#### GOAL OF THE EXERCISE
Return the lines below exactly, from the first line to the line that contains "(c3) at (347,503)". Leave out pictures.

#### DATASET SECTION
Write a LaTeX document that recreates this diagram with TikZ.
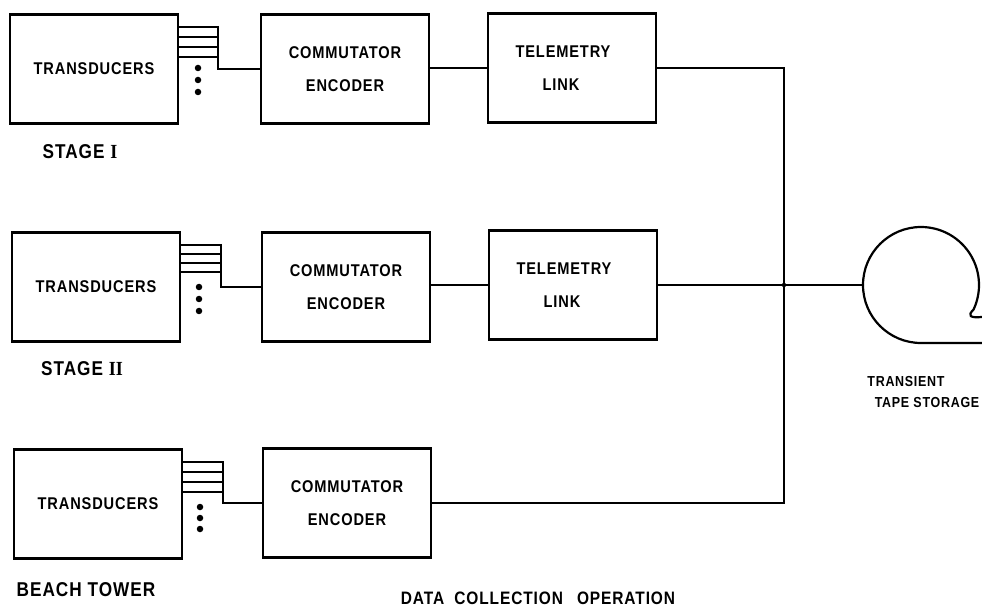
\documentclass[tikz,border=0pt]{standalone}
\usepackage{fontspec}
\setmainfont{Liberation Sans}
\newfontfamily\dgsans[LetterSpace=5,FakeStretch=0.86]{Liberation Sans}
\newfontfamily\dgserif[FakeStretch=0.9]{Liberation Serif}
\newcommand\dgbox{\fontsize{17}{19}\selectfont\dgsans\bfseries}
\newcommand\dglbl{\fontsize{20}{22}\selectfont\dgsans\bfseries}
\newcommand\dgsmall{\fontsize{14.5}{16}\selectfont\dgsans\bfseries}
\newcommand\dgnum[1]{{\dgserif\bfseries #1}}
\begin{document}
\begin{tikzpicture}[x=1pt,y=-1pt,
  box/.style={draw, line width=2.6pt, minimum width=168pt, minimum height=109pt,
              inner sep=0pt, outer sep=0pt, align=center, font=\dgbox},
  wire/.style={line width=2.2pt},
  lbl/.style={inner sep=0pt, font=\dglbl},
  dotm/.style={fill, circle, inner sep=0pt, minimum size=6.5pt}]
\useasboundingbox (0,0) rectangle (982,609);

% boxes
\node[box] (t1) at (94,69)   {TRANSDUCERS};
\node[box] (c1) at (345,69)  {COMMUTATOR\\[14pt]ENCODER};
\node[box] (l1) at (572,68)  {TELEMETRY\hspace*{18pt}\\[14pt]LINK\hspace*{22pt}};
\node[box] (t2) at (96,287)  {TRANSDUCERS};
\node[box] (c2) at (346,287) {COMMUTATOR\\[14pt]ENCODER};
\node[box] (l2) at (573,285) {TELEMETRY\hspace*{18pt}\\[14pt]LINK\hspace*{22pt}};
\node[box] (t3) at (98,504)  {TRANSDUCERS};
\node[box] (c3) at (347,503) {COMMUTATOR\\[14pt]ENCODER};

% bus lines from transducers
\foreach \y in {27,37,47,57} \draw[wire] (t1.east |- 0,\y) -- (218,\y);
\draw[wire] (218,26) -- (218,69) -- (c1.west);
\foreach \y in {245,254,263,272} \draw[wire] (t2.east |- 0,\y) -- (221,\y);
\draw[wire] (221,244) -- (221,287) -- (c2.west);
\foreach \y in {462,472,482,492} \draw[wire] (t3.east |- 0,\y) -- (223,\y);
\draw[wire] (223,461) -- (223,503) -- (c3.west);

% dots
\foreach \y in {68,80,92} \node[dotm] at (198,\y) {};
\foreach \y in {287,299,311} \node[dotm] at (199,\y) {};
\foreach \y in {507,518,529} \node[dotm] at (200,\y) {};

% connectors
\draw[wire] (c1.east |- l1.west) -- (l1.west);
\draw[wire] (c2.east |- l2.west) -- (l2.west);
\coordinate (j1) at (784,68);
\coordinate (j3) at (784,503);
\coordinate (jr) at (863,285);
\draw[wire] (l1.east) -- (j1) -- (j3) -- (c3.east);
\draw[wire] (l2.east) -- (jr);
\fill (784,285) circle (2.2pt);

% tape reel
\draw[wire, line cap=round] (jr) arc[start angle=180, end angle=385, radius=58]
   .. controls (967,316) and (970,318) .. (982,317);
\draw[wire] (jr) arc[start angle=180, end angle=90, radius=58] -- (982,343);

% labels
\node[lbl] (s1) at (80,152) {STAGE \dgnum{I}};
\node[lbl] (s2) at (82,369) {STAGE \dgnum{II}};
\node[lbl] (s3) at (86,590) {BEACH TOWER};
\node[lbl, font=\fontsize{18}{20}\selectfont\dgsans\bfseries] (dc) at (538,598)
   {DATA\hspace{10pt}COLLECTION\hspace{14pt}OPERATION};
\node[inner sep=0pt, font=\dgsmall] (ts1) at (906,382) {TRANSIENT};
\node[inner sep=0pt, font=\dgsmall] (ts2) at (927,403) {TAPE STORAGE};
\end{tikzpicture}
\end{document}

#### FULL OUTPUT
Write a LaTeX document that recreates this diagram with TikZ.
\documentclass[tikz,border=0pt]{standalone}
\usepackage{fontspec}
\setmainfont{Liberation Sans}
\newfontfamily\dgsans[LetterSpace=5,FakeStretch=0.86]{Liberation Sans}
\newfontfamily\dgserif[FakeStretch=0.9]{Liberation Serif}
\newcommand\dgbox{\fontsize{17}{19}\selectfont\dgsans\bfseries}
\newcommand\dglbl{\fontsize{20}{22}\selectfont\dgsans\bfseries}
\newcommand\dgsmall{\fontsize{14.5}{16}\selectfont\dgsans\bfseries}
\newcommand\dgnum[1]{{\dgserif\bfseries #1}}
\begin{document}
\begin{tikzpicture}[x=1pt,y=-1pt,
  box/.style={draw, line width=2.6pt, minimum width=168pt, minimum height=109pt,
              inner sep=0pt, outer sep=0pt, align=center, font=\dgbox},
  wire/.style={line width=2.2pt},
  lbl/.style={inner sep=0pt, font=\dglbl},
  dotm/.style={fill, circle, inner sep=0pt, minimum size=6.5pt}]
\useasboundingbox (0,0) rectangle (982,609);

% boxes
\node[box] (t1) at (94,69)   {TRANSDUCERS};
\node[box] (c1) at (345,69)  {COMMUTATOR\\[14pt]ENCODER};
\node[box] (l1) at (572,68)  {TELEMETRY\hspace*{18pt}\\[14pt]LINK\hspace*{22pt}};
\node[box] (t2) at (96,287)  {TRANSDUCERS};
\node[box] (c2) at (346,287) {COMMUTATOR\\[14pt]ENCODER};
\node[box] (l2) at (573,285) {TELEMETRY\hspace*{18pt}\\[14pt]LINK\hspace*{22pt}};
\node[box] (t3) at (98,504)  {TRANSDUCERS};
\node[box] (c3) at (347,503) {COMMUTATOR\\[14pt]ENCODER};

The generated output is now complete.